§ **What the task asks**
Without the pictures, set down every line of the data exactly.

━━━ Source excerpt

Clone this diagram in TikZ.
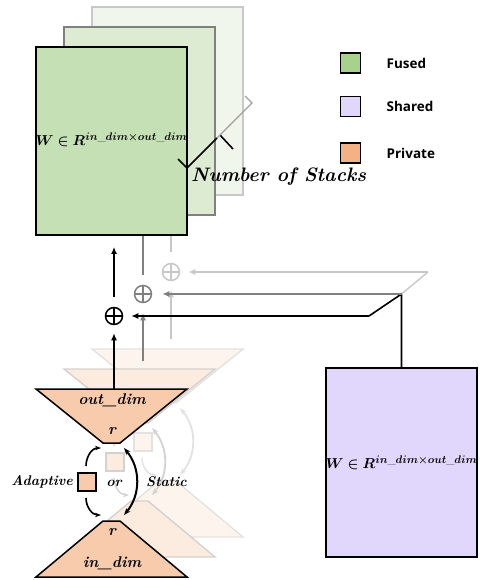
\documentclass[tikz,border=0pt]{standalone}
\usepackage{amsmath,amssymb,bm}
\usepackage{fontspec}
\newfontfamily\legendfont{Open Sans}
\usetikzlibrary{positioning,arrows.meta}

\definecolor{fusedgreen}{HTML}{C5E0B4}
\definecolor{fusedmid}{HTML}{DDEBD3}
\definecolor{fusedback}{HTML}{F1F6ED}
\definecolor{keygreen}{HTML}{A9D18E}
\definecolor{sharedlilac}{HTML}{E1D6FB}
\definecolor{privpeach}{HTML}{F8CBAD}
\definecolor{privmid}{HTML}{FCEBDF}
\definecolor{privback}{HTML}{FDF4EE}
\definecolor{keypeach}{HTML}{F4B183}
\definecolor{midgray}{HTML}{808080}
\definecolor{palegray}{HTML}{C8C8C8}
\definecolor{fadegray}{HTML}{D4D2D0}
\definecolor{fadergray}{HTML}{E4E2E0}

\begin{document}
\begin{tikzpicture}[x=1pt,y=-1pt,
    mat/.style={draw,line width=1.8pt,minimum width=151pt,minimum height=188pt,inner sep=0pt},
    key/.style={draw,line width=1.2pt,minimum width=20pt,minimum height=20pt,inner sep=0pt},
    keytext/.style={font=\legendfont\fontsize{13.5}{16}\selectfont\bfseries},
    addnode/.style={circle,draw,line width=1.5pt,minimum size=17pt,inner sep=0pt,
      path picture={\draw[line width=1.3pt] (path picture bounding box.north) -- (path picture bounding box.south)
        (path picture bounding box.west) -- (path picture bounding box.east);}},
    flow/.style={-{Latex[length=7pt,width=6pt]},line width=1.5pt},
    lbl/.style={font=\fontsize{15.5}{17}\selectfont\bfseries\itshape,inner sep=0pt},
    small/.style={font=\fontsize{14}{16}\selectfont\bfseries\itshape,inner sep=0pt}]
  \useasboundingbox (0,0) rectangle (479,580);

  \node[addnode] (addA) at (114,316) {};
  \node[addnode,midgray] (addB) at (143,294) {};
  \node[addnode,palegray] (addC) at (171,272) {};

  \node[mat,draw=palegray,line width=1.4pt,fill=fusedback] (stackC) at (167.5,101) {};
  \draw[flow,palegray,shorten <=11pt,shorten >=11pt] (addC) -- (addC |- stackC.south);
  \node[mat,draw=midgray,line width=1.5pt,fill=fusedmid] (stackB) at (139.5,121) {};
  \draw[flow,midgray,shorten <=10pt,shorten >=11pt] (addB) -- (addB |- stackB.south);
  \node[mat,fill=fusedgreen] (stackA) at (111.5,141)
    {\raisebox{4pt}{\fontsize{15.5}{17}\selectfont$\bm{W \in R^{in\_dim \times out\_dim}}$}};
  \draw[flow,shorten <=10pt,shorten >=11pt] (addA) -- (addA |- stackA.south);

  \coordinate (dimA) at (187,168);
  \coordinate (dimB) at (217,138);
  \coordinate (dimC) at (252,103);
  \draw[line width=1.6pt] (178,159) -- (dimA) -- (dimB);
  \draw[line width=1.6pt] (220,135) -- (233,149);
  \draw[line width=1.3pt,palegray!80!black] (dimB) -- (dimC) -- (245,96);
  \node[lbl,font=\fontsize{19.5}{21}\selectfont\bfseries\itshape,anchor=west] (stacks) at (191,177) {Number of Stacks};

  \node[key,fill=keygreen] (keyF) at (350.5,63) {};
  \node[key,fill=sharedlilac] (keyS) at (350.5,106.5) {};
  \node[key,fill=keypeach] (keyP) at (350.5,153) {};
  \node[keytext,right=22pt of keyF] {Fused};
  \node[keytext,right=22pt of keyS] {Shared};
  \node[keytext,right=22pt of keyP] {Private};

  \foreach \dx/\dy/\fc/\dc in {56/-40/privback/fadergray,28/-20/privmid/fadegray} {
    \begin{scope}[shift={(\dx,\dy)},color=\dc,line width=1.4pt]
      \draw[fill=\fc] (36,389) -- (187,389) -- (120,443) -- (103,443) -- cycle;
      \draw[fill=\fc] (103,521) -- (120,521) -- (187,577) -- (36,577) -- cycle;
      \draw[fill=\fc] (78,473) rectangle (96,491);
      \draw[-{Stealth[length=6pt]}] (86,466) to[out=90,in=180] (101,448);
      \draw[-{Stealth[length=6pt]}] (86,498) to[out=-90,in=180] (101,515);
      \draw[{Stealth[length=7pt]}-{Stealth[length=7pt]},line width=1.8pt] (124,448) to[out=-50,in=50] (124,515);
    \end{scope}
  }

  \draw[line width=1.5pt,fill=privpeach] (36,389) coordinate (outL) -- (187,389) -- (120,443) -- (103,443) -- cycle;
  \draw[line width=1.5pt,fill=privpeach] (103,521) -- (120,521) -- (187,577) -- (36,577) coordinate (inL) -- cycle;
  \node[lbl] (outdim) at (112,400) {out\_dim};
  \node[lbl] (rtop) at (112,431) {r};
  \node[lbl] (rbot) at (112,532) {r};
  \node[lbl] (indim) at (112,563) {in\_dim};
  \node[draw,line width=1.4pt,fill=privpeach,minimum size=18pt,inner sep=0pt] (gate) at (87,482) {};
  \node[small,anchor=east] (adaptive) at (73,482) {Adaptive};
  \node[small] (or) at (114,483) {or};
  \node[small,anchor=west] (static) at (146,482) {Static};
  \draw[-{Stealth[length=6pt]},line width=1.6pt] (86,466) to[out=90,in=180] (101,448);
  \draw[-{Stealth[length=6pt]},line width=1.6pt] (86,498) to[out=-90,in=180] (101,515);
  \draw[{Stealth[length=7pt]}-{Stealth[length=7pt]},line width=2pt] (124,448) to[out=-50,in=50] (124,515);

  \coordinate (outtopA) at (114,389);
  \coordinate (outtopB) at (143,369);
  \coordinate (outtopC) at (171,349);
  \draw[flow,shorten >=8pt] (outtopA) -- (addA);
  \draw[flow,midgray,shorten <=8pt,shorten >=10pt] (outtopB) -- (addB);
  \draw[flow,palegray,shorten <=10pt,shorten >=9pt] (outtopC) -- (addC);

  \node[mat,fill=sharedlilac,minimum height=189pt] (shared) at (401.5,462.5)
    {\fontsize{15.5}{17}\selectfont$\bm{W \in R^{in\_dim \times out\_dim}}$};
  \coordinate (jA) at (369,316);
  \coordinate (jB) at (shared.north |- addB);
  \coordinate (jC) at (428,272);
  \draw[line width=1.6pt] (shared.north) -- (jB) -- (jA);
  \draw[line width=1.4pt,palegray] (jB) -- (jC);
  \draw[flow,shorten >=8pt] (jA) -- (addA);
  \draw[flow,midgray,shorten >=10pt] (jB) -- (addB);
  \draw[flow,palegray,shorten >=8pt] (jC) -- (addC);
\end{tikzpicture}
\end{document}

━━━━━━

§ **The result**
Clone this diagram in TikZ.
\documentclass[tikz,border=0pt]{standalone}
\usepackage{amsmath,amssymb,bm}
\usepackage{fontspec}
\newfontfamily\legendfont{Open Sans}
\usetikzlibrary{positioning,arrows.meta}

\definecolor{fusedgreen}{HTML}{C5E0B4}
\definecolor{fusedmid}{HTML}{DDEBD3}
\definecolor{fusedback}{HTML}{F1F6ED}
\definecolor{keygreen}{HTML}{A9D18E}
\definecolor{sharedlilac}{HTML}{E1D6FB}
\definecolor{privpeach}{HTML}{F8CBAD}
\definecolor{privmid}{HTML}{FCEBDF}
\definecolor{privback}{HTML}{FDF4EE}
\definecolor{keypeach}{HTML}{F4B183}
\definecolor{midgray}{HTML}{808080}
\definecolor{palegray}{HTML}{C8C8C8}
\definecolor{fadegray}{HTML}{D4D2D0}
\definecolor{fadergray}{HTML}{E4E2E0}

\begin{document}
\begin{tikzpicture}[x=1pt,y=-1pt,
    mat/.style={draw,line width=1.8pt,minimum width=151pt,minimum height=188pt,inner sep=0pt},
    key/.style={draw,line width=1.2pt,minimum width=20pt,minimum height=20pt,inner sep=0pt},
    keytext/.style={font=\legendfont\fontsize{13.5}{16}\selectfont\bfseries},
    addnode/.style={circle,draw,line width=1.5pt,minimum size=17pt,inner sep=0pt,
      path picture={\draw[line width=1.3pt] (path picture bounding box.north) -- (path picture bounding box.south)
        (path picture bounding box.west) -- (path picture bounding box.east);}},
    flow/.style={-{Latex[length=7pt,width=6pt]},line width=1.5pt},
    lbl/.style={font=\fontsize{15.5}{17}\selectfont\bfseries\itshape,inner sep=0pt},
    small/.style={font=\fontsize{14}{16}\selectfont\bfseries\itshape,inner sep=0pt}]
  \useasboundingbox (0,0) rectangle (479,580);

  \node[addnode] (addA) at (114,316) {};
  \node[addnode,midgray] (addB) at (143,294) {};
  \node[addnode,palegray] (addC) at (171,272) {};

  \node[mat,draw=palegray,line width=1.4pt,fill=fusedback] (stackC) at (167.5,101) {};
  \draw[flow,palegray,shorten <=11pt,shorten >=11pt] (addC) -- (addC |- stackC.south);
  \node[mat,draw=midgray,line width=1.5pt,fill=fusedmid] (stackB) at (139.5,121) {};
  \draw[flow,midgray,shorten <=10pt,shorten >=11pt] (addB) -- (addB |- stackB.south);
  \node[mat,fill=fusedgreen] (stackA) at (111.5,141)
    {\raisebox{4pt}{\fontsize{15.5}{17}\selectfont$\bm{W \in R^{in\_dim \times out\_dim}}$}};
  \draw[flow,shorten <=10pt,shorten >=11pt] (addA) -- (addA |- stackA.south);

  \coordinate (dimA) at (187,168);
  \coordinate (dimB) at (217,138);
  \coordinate (dimC) at (252,103);
  \draw[line width=1.6pt] (178,159) -- (dimA) -- (dimB);
  \draw[line width=1.6pt] (220,135) -- (233,149);
  \draw[line width=1.3pt,palegray!80!black] (dimB) -- (dimC) -- (245,96);
  \node[lbl,font=\fontsize{19.5}{21}\selectfont\bfseries\itshape,anchor=west] (stacks) at (191,177) {Number of Stacks};

  \node[key,fill=keygreen] (keyF) at (350.5,63) {};
  \node[key,fill=sharedlilac] (keyS) at (350.5,106.5) {};
  \node[key,fill=keypeach] (keyP) at (350.5,153) {};
  \node[keytext,right=22pt of keyF] {Fused};
  \node[keytext,right=22pt of keyS] {Shared};
  \node[keytext,right=22pt of keyP] {Private};

  \foreach \dx/\dy/\fc/\dc in {56/-40/privback/fadergray,28/-20/privmid/fadegray} {
    \begin{scope}[shift={(\dx,\dy)},color=\dc,line width=1.4pt]
      \draw[fill=\fc] (36,389) -- (187,389) -- (120,443) -- (103,443) -- cycle;
      \draw[fill=\fc] (103,521) -- (120,521) -- (187,577) -- (36,577) -- cycle;
      \draw[fill=\fc] (78,473) rectangle (96,491);
      \draw[-{Stealth[length=6pt]}] (86,466) to[out=90,in=180] (101,448);
      \draw[-{Stealth[length=6pt]}] (86,498) to[out=-90,in=180] (101,515);
      \draw[{Stealth[length=7pt]}-{Stealth[length=7pt]},line width=1.8pt] (124,448) to[out=-50,in=50] (124,515);
    \end{scope}
  }

  \draw[line width=1.5pt,fill=privpeach] (36,389) coordinate (outL) -- (187,389) -- (120,443) -- (103,443) -- cycle;
  \draw[line width=1.5pt,fill=privpeach] (103,521) -- (120,521) -- (187,577) -- (36,577) coordinate (inL) -- cycle;
  \node[lbl] (outdim) at (112,400) {out\_dim};
  \node[lbl] (rtop) at (112,431) {r};
  \node[lbl] (rbot) at (112,532) {r};
  \node[lbl] (indim) at (112,563) {in\_dim};
  \node[draw,line width=1.4pt,fill=privpeach,minimum size=18pt,inner sep=0pt] (gate) at (87,482) {};
  \node[small,anchor=east] (adaptive) at (73,482) {Adaptive};
  \node[small] (or) at (114,483) {or};
  \node[small,anchor=west] (static) at (146,482) {Static};
  \draw[-{Stealth[length=6pt]},line width=1.6pt] (86,466) to[out=90,in=180] (101,448);
  \draw[-{Stealth[length=6pt]},line width=1.6pt] (86,498) to[out=-90,in=180] (101,515);
  \draw[{Stealth[length=7pt]}-{Stealth[length=7pt]},line width=2pt] (124,448) to[out=-50,in=50] (124,515);

  \coordinate (outtopA) at (114,389);
  \coordinate (outtopB) at (143,369);
  \coordinate (outtopC) at (171,349);
  \draw[flow,shorten >=8pt] (outtopA) -- (addA);
  \draw[flow,midgray,shorten <=8pt,shorten >=10pt] (outtopB) -- (addB);
  \draw[flow,palegray,shorten <=10pt,shorten >=9pt] (outtopC) -- (addC);

  \node[mat,fill=sharedlilac,minimum height=189pt] (shared) at (401.5,462.5)
    {\fontsize{15.5}{17}\selectfont$\bm{W \in R^{in\_dim \times out\_dim}}$};
  \coordinate (jA) at (369,316);
  \coordinate (jB) at (shared.north |- addB);
  \coordinate (jC) at (428,272);
  \draw[line width=1.6pt] (shared.north) -- (jB) -- (jA);
  \draw[line width=1.4pt,palegray] (jB) -- (jC);
  \draw[flow,shorten >=8pt] (jA) -- (addA);
  \draw[flow,midgray,shorten >=10pt] (jB) -- (addB);
  \draw[flow,palegray,shorten >=8pt] (jC) -- (addC);
\end{tikzpicture}
\end{document}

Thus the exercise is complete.